Anuj: This de-merger timeline, it is getting extend right, it has been so long now. Are you convinced that next three months and the company should be listed?

A: It is going exactly as per the timeline. This is what it takes from a regulatory approval perspective. So one should expect the de-merger sometime in Q2 and the listing sometime in October. So it is absolutely on track.

Sonia: It is the season of acquisitions with Walmart acquiring Flipkart. You head the online arm of the group as well, anything that you are looking to acquire anytime soon?

I think the acquisition proves the confidence and the strength of the consumer market which is what we have also been constantly emphasising on. I think the next five years are going to be incredibly exciting as far as consumer is concerned.

For Arvind, all of these relationships with the online majors are very important. 11% of our business is now digital, we see it growing to 20% in the future. So we are very excited that we have strong deep pocketed companies that are going to invest in building out the digital market and we will partner with them as possibly the largest lifestyle partner, to really grow the business and bring exciting brands to the consumer.

Sonia: May be what I should have done is flip the question the other way round then, are you speaking to any big brands for them acquiring your company or buying any stake?

No, we are not looking at anything on the capital table in the near future. We are focused on the de-merger right now. The business is ramping up incredibly well, so, we are excited about the growth momentum and seeing through the next year on a strong foot.
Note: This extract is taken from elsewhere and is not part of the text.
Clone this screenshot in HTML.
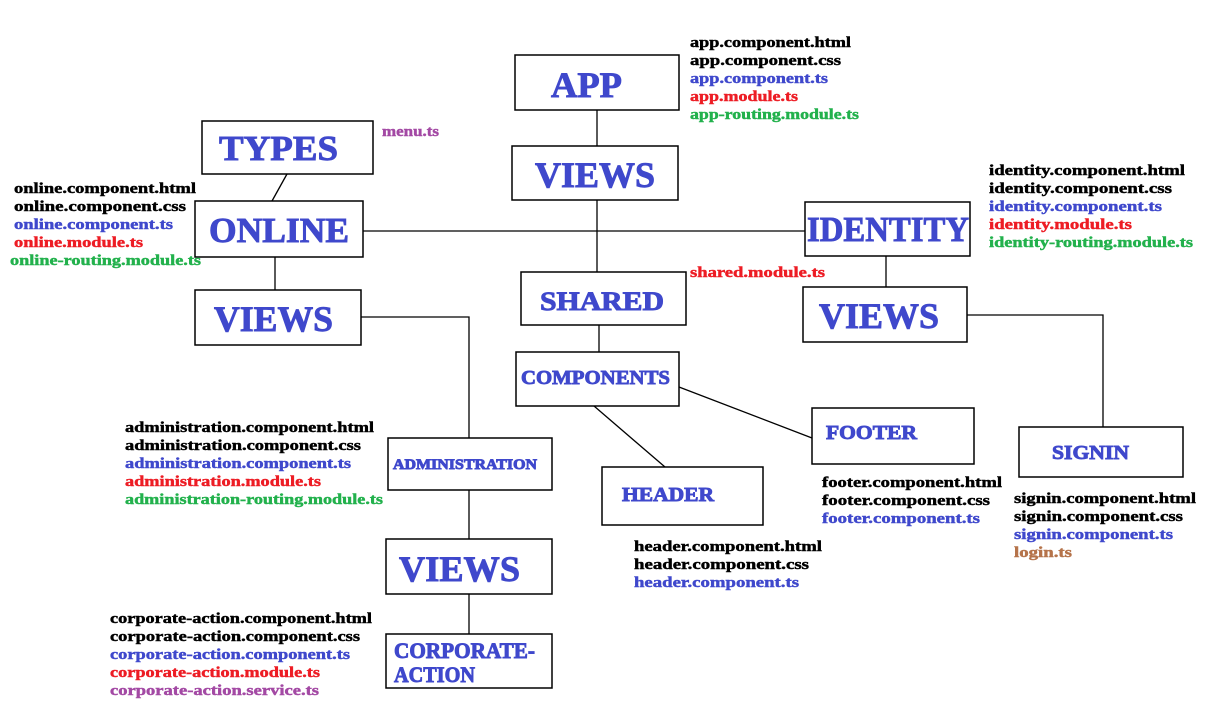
<!DOCTYPE html>
<html><head><meta charset="utf-8"><style>
html,body{margin:0;padding:0;background:#fff;width:1221px;height:726px;overflow:hidden}
svg{display:block}
text{font-family:"Liberation Serif",serif;font-weight:bold}
.s text{font-size:15px;stroke-width:0.45px}
.k{fill:#000;stroke:#000}.b{fill:#3f48cc;stroke:#3f48cc}.r{fill:#ed1c24;stroke:#ed1c24}.g{fill:#22b14c;stroke:#22b14c}.p{fill:#a349a4;stroke:#a349a4}.o{fill:#b5734a;stroke:#b5734a}
.n{fill:#3f48cc;stroke:#3f48cc;stroke-width:0.9px}
rect{fill:#fff;stroke:#000;stroke-width:1.5}
line,polyline{stroke:#000;stroke-width:1.3;fill:none}
</style></head><body>
<svg width="1221" height="726" viewBox="0 0 1221 726" xmlns="http://www.w3.org/2000/svg">
<line x1="597" y1="110" x2="597" y2="146"/>
<line x1="597" y1="200" x2="597" y2="272"/>
<line x1="363" y1="231" x2="805" y2="231"/>
<line x1="287" y1="174" x2="272" y2="201"/>
<line x1="275" y1="257" x2="275" y2="290"/>
<polyline points="361,317 469,317 469,438"/>
<line x1="469" y1="490" x2="469" y2="539"/>
<line x1="469" y1="594" x2="469" y2="634"/>
<line x1="599" y1="325" x2="599" y2="352"/>
<line x1="679" y1="387" x2="812" y2="438"/>
<line x1="594" y1="406" x2="665" y2="467"/>
<line x1="886" y1="256" x2="886" y2="287"/>
<polyline points="967,315 1103,315 1103,427"/>
<rect x="515" y="55" width="164" height="55"/>
<text class="n" x="551" y="97" font-size="36" textLength="71" lengthAdjust="spacingAndGlyphs">APP</text>
<rect x="512" y="146" width="166" height="54"/>
<text class="n" x="535" y="187" font-size="36" textLength="120" lengthAdjust="spacingAndGlyphs">VIEWS</text>
<rect x="202" y="121" width="171" height="53"/>
<text class="n" x="219" y="160" font-size="35" textLength="119" lengthAdjust="spacingAndGlyphs">TYPES</text>
<rect x="195" y="201" width="168" height="56"/>
<text class="n" x="209" y="242" font-size="35" textLength="140" lengthAdjust="spacingAndGlyphs">ONLINE</text>
<rect x="805" y="202" width="165" height="54"/>
<text class="n" x="807" y="241" font-size="35" textLength="162" lengthAdjust="spacingAndGlyphs">IDENTITY</text>
<rect x="195" y="290" width="166" height="55"/>
<text class="n" x="214" y="331" font-size="36" textLength="119" lengthAdjust="spacingAndGlyphs">VIEWS</text>
<rect x="521" y="272" width="165" height="53"/>
<text class="n" x="540" y="310" font-size="26" textLength="124" lengthAdjust="spacingAndGlyphs">SHARED</text>
<rect x="803" y="287" width="164" height="55"/>
<text class="n" x="819" y="328" font-size="36" textLength="120" lengthAdjust="spacingAndGlyphs">VIEWS</text>
<rect x="516" y="352" width="163" height="54"/>
<text class="n" x="521" y="384" font-size="20" textLength="149" lengthAdjust="spacingAndGlyphs">COMPONENTS</text>
<rect x="812" y="408" width="162" height="56"/>
<text class="n" x="826" y="439" font-size="20" textLength="91" lengthAdjust="spacingAndGlyphs">FOOTER</text>
<rect x="1019" y="427" width="164" height="50"/>
<text class="n" x="1052" y="459" font-size="20" textLength="77" lengthAdjust="spacingAndGlyphs">SIGNIN</text>
<rect x="388" y="438" width="164" height="52"/>
<text class="n" x="393" y="469" font-size="15" textLength="144" lengthAdjust="spacingAndGlyphs">ADMINISTRATION</text>
<rect x="602" y="467" width="161" height="58"/>
<text class="n" x="622" y="501" font-size="20" textLength="92" lengthAdjust="spacingAndGlyphs">HEADER</text>
<rect x="386" y="539" width="166" height="55"/>
<text class="n" x="399" y="581" font-size="36" textLength="121" lengthAdjust="spacingAndGlyphs">VIEWS</text>
<rect x="386" y="634" width="166" height="54"/>
<text class="n" x="394" y="658" font-size="22" textLength="141" lengthAdjust="spacingAndGlyphs">CORPORATE-</text>
<text class="n" x="394" y="682" font-size="22" textLength="81" lengthAdjust="spacingAndGlyphs">ACTION</text>
<g class="s">
<text class="k" x="690" y="47" textLength="161" lengthAdjust="spacingAndGlyphs">app.component.html</text>
<text class="k" x="690" y="65" textLength="151" lengthAdjust="spacingAndGlyphs">app.component.css</text>
<text class="b" x="690" y="83" textLength="138" lengthAdjust="spacingAndGlyphs">app.component.ts</text>
<text class="r" x="690" y="101" textLength="108" lengthAdjust="spacingAndGlyphs">app.module.ts</text>
<text class="g" x="690" y="119" textLength="169" lengthAdjust="spacingAndGlyphs">app-routing.module.ts</text>
<text class="p" x="382" y="136" textLength="57" lengthAdjust="spacingAndGlyphs">menu.ts</text>
<text class="k" x="14" y="193" textLength="182" lengthAdjust="spacingAndGlyphs">online.component.html</text>
<text class="k" x="14" y="211" textLength="172" lengthAdjust="spacingAndGlyphs">online.component.css</text>
<text class="b" x="14" y="229" textLength="159" lengthAdjust="spacingAndGlyphs">online.component.ts</text>
<text class="r" x="14" y="247" textLength="129" lengthAdjust="spacingAndGlyphs">online.module.ts</text>
<text class="g" x="10" y="265" textLength="191" lengthAdjust="spacingAndGlyphs">online-routing.module.ts</text>
<text class="k" x="989" y="175" textLength="196" lengthAdjust="spacingAndGlyphs">identity.component.html</text>
<text class="k" x="989" y="193" textLength="183" lengthAdjust="spacingAndGlyphs">identity.component.css</text>
<text class="b" x="989" y="211" textLength="173" lengthAdjust="spacingAndGlyphs">identity.component.ts</text>
<text class="r" x="989" y="229" textLength="143" lengthAdjust="spacingAndGlyphs">identity.module.ts</text>
<text class="g" x="989" y="247" textLength="204" lengthAdjust="spacingAndGlyphs">identity-routing.module.ts</text>
<text class="r" x="690" y="277" textLength="135" lengthAdjust="spacingAndGlyphs">shared.module.ts</text>
<text class="k" x="125" y="432" textLength="249" lengthAdjust="spacingAndGlyphs">administration.component.html</text>
<text class="k" x="125" y="450" textLength="236" lengthAdjust="spacingAndGlyphs">administration.component.css</text>
<text class="b" x="125" y="468" textLength="226" lengthAdjust="spacingAndGlyphs">administration.component.ts</text>
<text class="r" x="125" y="486" textLength="196" lengthAdjust="spacingAndGlyphs">administration.module.ts</text>
<text class="g" x="125" y="504" textLength="258" lengthAdjust="spacingAndGlyphs">administration-routing.module.ts</text>
<text class="k" x="822" y="487" textLength="180" lengthAdjust="spacingAndGlyphs">footer.component.html</text>
<text class="k" x="822" y="505" textLength="168" lengthAdjust="spacingAndGlyphs">footer.component.css</text>
<text class="b" x="822" y="523" textLength="158" lengthAdjust="spacingAndGlyphs">footer.component.ts</text>
<text class="k" x="1014" y="503" textLength="182" lengthAdjust="spacingAndGlyphs">signin.component.html</text>
<text class="k" x="1014" y="521" textLength="169" lengthAdjust="spacingAndGlyphs">signin.component.css</text>
<text class="b" x="1014" y="539" textLength="159" lengthAdjust="spacingAndGlyphs">signin.component.ts</text>
<text class="o" x="1014" y="557" textLength="58" lengthAdjust="spacingAndGlyphs">login.ts</text>
<text class="k" x="634" y="551" textLength="188" lengthAdjust="spacingAndGlyphs">header.component.html</text>
<text class="k" x="634" y="569" textLength="175" lengthAdjust="spacingAndGlyphs">header.component.css</text>
<text class="b" x="634" y="587" textLength="165" lengthAdjust="spacingAndGlyphs">header.component.ts</text>
<text class="k" x="110" y="623" textLength="262" lengthAdjust="spacingAndGlyphs">corporate-action.component.html</text>
<text class="k" x="110" y="641" textLength="250" lengthAdjust="spacingAndGlyphs">corporate-action.component.css</text>
<text class="b" x="110" y="659" textLength="240" lengthAdjust="spacingAndGlyphs">corporate-action.component.ts</text>
<text class="r" x="110" y="677" textLength="210" lengthAdjust="spacingAndGlyphs">corporate-action.module.ts</text>
<text class="p" x="110" y="695" textLength="209" lengthAdjust="spacingAndGlyphs">corporate-action.service.ts</text>
</g>
</svg>
</body></html>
Latha: So many people are hungry to invest in India, surely you must have had some conversation?

In such a quickly evolving market, you are constantly going to evaluate every option in front of you. However, honestly, the focus right now is organically building the business we have. Whilst it is closing into a Rs 5,000 crore business, this can become a Rs 10,000 crore business very soon. So there is a very exciting path in front of us and a lot of execution that we also need to do. So we are putting our heads down and ensuring that that execution happens.